#### DATASET SECTION:
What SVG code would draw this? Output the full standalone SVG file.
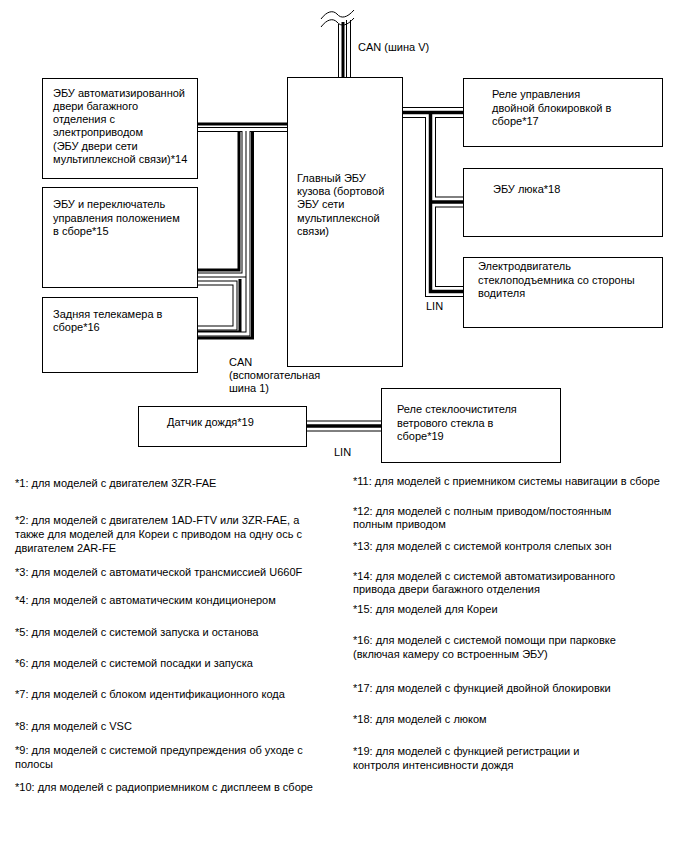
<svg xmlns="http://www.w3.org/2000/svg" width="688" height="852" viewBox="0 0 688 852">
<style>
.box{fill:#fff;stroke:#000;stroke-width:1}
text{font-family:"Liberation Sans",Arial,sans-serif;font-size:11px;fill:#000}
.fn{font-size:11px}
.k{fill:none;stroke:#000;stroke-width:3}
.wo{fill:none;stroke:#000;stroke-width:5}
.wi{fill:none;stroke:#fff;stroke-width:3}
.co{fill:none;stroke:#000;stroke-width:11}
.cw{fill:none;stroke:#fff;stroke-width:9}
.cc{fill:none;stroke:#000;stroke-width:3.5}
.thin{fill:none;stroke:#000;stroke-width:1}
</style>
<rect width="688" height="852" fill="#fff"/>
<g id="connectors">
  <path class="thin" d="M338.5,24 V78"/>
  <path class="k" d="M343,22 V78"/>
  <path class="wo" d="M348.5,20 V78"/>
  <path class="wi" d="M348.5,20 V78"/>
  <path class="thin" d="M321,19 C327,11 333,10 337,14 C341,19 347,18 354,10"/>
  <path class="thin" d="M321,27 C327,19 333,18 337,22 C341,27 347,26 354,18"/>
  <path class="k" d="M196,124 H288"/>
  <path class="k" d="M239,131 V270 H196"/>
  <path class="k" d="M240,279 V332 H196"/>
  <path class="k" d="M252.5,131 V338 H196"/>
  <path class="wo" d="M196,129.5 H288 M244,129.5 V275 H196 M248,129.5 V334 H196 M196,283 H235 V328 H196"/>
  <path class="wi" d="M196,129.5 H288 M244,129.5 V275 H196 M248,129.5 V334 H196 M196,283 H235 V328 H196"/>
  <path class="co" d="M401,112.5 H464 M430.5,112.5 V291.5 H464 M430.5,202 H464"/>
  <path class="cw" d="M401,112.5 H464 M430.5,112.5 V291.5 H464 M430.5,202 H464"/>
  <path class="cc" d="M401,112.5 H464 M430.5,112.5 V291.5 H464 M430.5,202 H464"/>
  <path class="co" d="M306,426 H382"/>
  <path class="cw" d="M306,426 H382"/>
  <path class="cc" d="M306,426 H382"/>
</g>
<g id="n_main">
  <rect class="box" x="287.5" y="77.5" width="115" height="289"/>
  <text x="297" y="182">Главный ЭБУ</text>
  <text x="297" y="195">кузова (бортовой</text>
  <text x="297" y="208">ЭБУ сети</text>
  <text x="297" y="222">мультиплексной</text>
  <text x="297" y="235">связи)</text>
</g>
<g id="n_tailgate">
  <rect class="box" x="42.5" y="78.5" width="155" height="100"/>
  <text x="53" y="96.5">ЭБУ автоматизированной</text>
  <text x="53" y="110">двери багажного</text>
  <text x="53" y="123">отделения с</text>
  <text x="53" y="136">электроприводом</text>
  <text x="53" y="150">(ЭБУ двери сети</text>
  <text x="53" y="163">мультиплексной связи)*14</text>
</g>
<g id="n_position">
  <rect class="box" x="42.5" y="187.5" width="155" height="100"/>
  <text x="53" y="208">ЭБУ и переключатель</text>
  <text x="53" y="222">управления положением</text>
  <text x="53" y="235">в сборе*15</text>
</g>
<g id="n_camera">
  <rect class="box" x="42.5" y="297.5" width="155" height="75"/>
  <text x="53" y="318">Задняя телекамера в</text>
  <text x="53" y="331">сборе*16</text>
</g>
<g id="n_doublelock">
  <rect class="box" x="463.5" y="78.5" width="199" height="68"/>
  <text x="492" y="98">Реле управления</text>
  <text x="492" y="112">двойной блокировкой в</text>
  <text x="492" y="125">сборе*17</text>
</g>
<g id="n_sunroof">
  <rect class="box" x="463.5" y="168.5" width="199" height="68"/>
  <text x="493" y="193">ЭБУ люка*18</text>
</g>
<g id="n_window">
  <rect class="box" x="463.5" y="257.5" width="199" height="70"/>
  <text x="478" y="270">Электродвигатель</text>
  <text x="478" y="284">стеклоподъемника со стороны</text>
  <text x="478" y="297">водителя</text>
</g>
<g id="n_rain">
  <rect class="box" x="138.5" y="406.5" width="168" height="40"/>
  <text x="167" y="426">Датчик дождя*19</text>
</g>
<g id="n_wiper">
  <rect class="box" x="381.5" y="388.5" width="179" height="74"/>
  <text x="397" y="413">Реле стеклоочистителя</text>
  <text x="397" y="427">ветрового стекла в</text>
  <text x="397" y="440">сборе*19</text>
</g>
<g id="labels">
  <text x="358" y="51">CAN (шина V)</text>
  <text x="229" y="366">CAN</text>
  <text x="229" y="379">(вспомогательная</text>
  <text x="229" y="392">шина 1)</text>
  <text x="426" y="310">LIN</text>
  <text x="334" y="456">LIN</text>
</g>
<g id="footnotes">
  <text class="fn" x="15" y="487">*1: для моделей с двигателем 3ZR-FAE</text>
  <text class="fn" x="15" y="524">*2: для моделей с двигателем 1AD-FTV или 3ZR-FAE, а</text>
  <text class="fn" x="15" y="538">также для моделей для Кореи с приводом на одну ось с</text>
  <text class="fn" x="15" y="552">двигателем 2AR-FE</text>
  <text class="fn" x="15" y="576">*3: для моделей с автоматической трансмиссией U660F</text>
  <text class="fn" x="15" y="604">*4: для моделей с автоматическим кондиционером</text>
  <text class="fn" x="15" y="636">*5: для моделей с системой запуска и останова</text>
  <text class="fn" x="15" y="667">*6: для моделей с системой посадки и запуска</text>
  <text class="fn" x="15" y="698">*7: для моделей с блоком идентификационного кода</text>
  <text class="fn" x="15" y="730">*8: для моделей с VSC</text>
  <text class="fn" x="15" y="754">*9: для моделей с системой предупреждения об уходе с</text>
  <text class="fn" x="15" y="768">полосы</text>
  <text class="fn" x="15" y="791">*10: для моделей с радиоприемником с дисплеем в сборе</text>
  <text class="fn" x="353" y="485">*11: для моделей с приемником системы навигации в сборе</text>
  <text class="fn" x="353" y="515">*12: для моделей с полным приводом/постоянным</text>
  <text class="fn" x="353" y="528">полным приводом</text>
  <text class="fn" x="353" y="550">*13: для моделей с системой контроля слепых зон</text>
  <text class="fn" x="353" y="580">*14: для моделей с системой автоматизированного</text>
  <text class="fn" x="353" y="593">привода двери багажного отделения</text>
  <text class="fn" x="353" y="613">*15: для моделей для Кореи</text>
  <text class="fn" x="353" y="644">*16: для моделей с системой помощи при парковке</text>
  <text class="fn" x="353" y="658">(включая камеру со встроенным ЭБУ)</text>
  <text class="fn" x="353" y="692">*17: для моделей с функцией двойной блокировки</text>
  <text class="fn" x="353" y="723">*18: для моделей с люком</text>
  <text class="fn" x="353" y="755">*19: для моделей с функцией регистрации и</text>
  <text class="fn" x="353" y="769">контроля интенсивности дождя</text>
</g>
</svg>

#### PROBLEM DETAILS:
All of the data above should be quoted exactly, except for the pictures.

#### WORKED ANSWER:
What SVG code would draw this? Output the full standalone SVG file.
<svg xmlns="http://www.w3.org/2000/svg" width="688" height="852" viewBox="0 0 688 852">
<style>
.box{fill:#fff;stroke:#000;stroke-width:1}
text{font-family:"Liberation Sans",Arial,sans-serif;font-size:11px;fill:#000}
.fn{font-size:11px}
.k{fill:none;stroke:#000;stroke-width:3}
.wo{fill:none;stroke:#000;stroke-width:5}
.wi{fill:none;stroke:#fff;stroke-width:3}
.co{fill:none;stroke:#000;stroke-width:11}
.cw{fill:none;stroke:#fff;stroke-width:9}
.cc{fill:none;stroke:#000;stroke-width:3.5}
.thin{fill:none;stroke:#000;stroke-width:1}
</style>
<rect width="688" height="852" fill="#fff"/>
<g id="connectors">
  <path class="thin" d="M338.5,24 V78"/>
  <path class="k" d="M343,22 V78"/>
  <path class="wo" d="M348.5,20 V78"/>
  <path class="wi" d="M348.5,20 V78"/>
  <path class="thin" d="M321,19 C327,11 333,10 337,14 C341,19 347,18 354,10"/>
  <path class="thin" d="M321,27 C327,19 333,18 337,22 C341,27 347,26 354,18"/>
  <path class="k" d="M196,124 H288"/>
  <path class="k" d="M239,131 V270 H196"/>
  <path class="k" d="M240,279 V332 H196"/>
  <path class="k" d="M252.5,131 V338 H196"/>
  <path class="wo" d="M196,129.5 H288 M244,129.5 V275 H196 M248,129.5 V334 H196 M196,283 H235 V328 H196"/>
  <path class="wi" d="M196,129.5 H288 M244,129.5 V275 H196 M248,129.5 V334 H196 M196,283 H235 V328 H196"/>
  <path class="co" d="M401,112.5 H464 M430.5,112.5 V291.5 H464 M430.5,202 H464"/>
  <path class="cw" d="M401,112.5 H464 M430.5,112.5 V291.5 H464 M430.5,202 H464"/>
  <path class="cc" d="M401,112.5 H464 M430.5,112.5 V291.5 H464 M430.5,202 H464"/>
  <path class="co" d="M306,426 H382"/>
  <path class="cw" d="M306,426 H382"/>
  <path class="cc" d="M306,426 H382"/>
</g>
<g id="n_main">
  <rect class="box" x="287.5" y="77.5" width="115" height="289"/>
  <text x="297" y="182">Главный ЭБУ</text>
  <text x="297" y="195">кузова (бортовой</text>
  <text x="297" y="208">ЭБУ сети</text>
  <text x="297" y="222">мультиплексной</text>
  <text x="297" y="235">связи)</text>
</g>
<g id="n_tailgate">
  <rect class="box" x="42.5" y="78.5" width="155" height="100"/>
  <text x="53" y="96.5">ЭБУ автоматизированной</text>
  <text x="53" y="110">двери багажного</text>
  <text x="53" y="123">отделения с</text>
  <text x="53" y="136">электроприводом</text>
  <text x="53" y="150">(ЭБУ двери сети</text>
  <text x="53" y="163">мультиплексной связи)*14</text>
</g>
<g id="n_position">
  <rect class="box" x="42.5" y="187.5" width="155" height="100"/>
  <text x="53" y="208">ЭБУ и переключатель</text>
  <text x="53" y="222">управления положением</text>
  <text x="53" y="235">в сборе*15</text>
</g>
<g id="n_camera">
  <rect class="box" x="42.5" y="297.5" width="155" height="75"/>
  <text x="53" y="318">Задняя телекамера в</text>
  <text x="53" y="331">сборе*16</text>
</g>
<g id="n_doublelock">
  <rect class="box" x="463.5" y="78.5" width="199" height="68"/>
  <text x="492" y="98">Реле управления</text>
  <text x="492" y="112">двойной блокировкой в</text>
  <text x="492" y="125">сборе*17</text>
</g>
<g id="n_sunroof">
  <rect class="box" x="463.5" y="168.5" width="199" height="68"/>
  <text x="493" y="193">ЭБУ люка*18</text>
</g>
<g id="n_window">
  <rect class="box" x="463.5" y="257.5" width="199" height="70"/>
  <text x="478" y="270">Электродвигатель</text>
  <text x="478" y="284">стеклоподъемника со стороны</text>
  <text x="478" y="297">водителя</text>
</g>
<g id="n_rain">
  <rect class="box" x="138.5" y="406.5" width="168" height="40"/>
  <text x="167" y="426">Датчик дождя*19</text>
</g>
<g id="n_wiper">
  <rect class="box" x="381.5" y="388.5" width="179" height="74"/>
  <text x="397" y="413">Реле стеклоочистителя</text>
  <text x="397" y="427">ветрового стекла в</text>
  <text x="397" y="440">сборе*19</text>
</g>
<g id="labels">
  <text x="358" y="51">CAN (шина V)</text>
  <text x="229" y="366">CAN</text>
  <text x="229" y="379">(вспомогательная</text>
  <text x="229" y="392">шина 1)</text>
  <text x="426" y="310">LIN</text>
  <text x="334" y="456">LIN</text>
</g>
<g id="footnotes">
  <text class="fn" x="15" y="487">*1: для моделей с двигателем 3ZR-FAE</text>
  <text class="fn" x="15" y="524">*2: для моделей с двигателем 1AD-FTV или 3ZR-FAE, а</text>
  <text class="fn" x="15" y="538">также для моделей для Кореи с приводом на одну ось с</text>
  <text class="fn" x="15" y="552">двигателем 2AR-FE</text>
  <text class="fn" x="15" y="576">*3: для моделей с автоматической трансмиссией U660F</text>
  <text class="fn" x="15" y="604">*4: для моделей с автоматическим кондиционером</text>
  <text class="fn" x="15" y="636">*5: для моделей с системой запуска и останова</text>
  <text class="fn" x="15" y="667">*6: для моделей с системой посадки и запуска</text>
  <text class="fn" x="15" y="698">*7: для моделей с блоком идентификационного кода</text>
  <text class="fn" x="15" y="730">*8: для моделей с VSC</text>
  <text class="fn" x="15" y="754">*9: для моделей с системой предупреждения об уходе с</text>
  <text class="fn" x="15" y="768">полосы</text>
  <text class="fn" x="15" y="791">*10: для моделей с радиоприемником с дисплеем в сборе</text>
  <text class="fn" x="353" y="485">*11: для моделей с приемником системы навигации в сборе</text>
  <text class="fn" x="353" y="515">*12: для моделей с полным приводом/постоянным</text>
  <text class="fn" x="353" y="528">полным приводом</text>
  <text class="fn" x="353" y="550">*13: для моделей с системой контроля слепых зон</text>
  <text class="fn" x="353" y="580">*14: для моделей с системой автоматизированного</text>
  <text class="fn" x="353" y="593">привода двери багажного отделения</text>
  <text class="fn" x="353" y="613">*15: для моделей для Кореи</text>
  <text class="fn" x="353" y="644">*16: для моделей с системой помощи при парковке</text>
  <text class="fn" x="353" y="658">(включая камеру со встроенным ЭБУ)</text>
  <text class="fn" x="353" y="692">*17: для моделей с функцией двойной блокировки</text>
  <text class="fn" x="353" y="723">*18: для моделей с люком</text>
  <text class="fn" x="353" y="755">*19: для моделей с функцией регистрации и</text>
  <text class="fn" x="353" y="769">контроля интенсивности дождя</text>
</g>
</svg>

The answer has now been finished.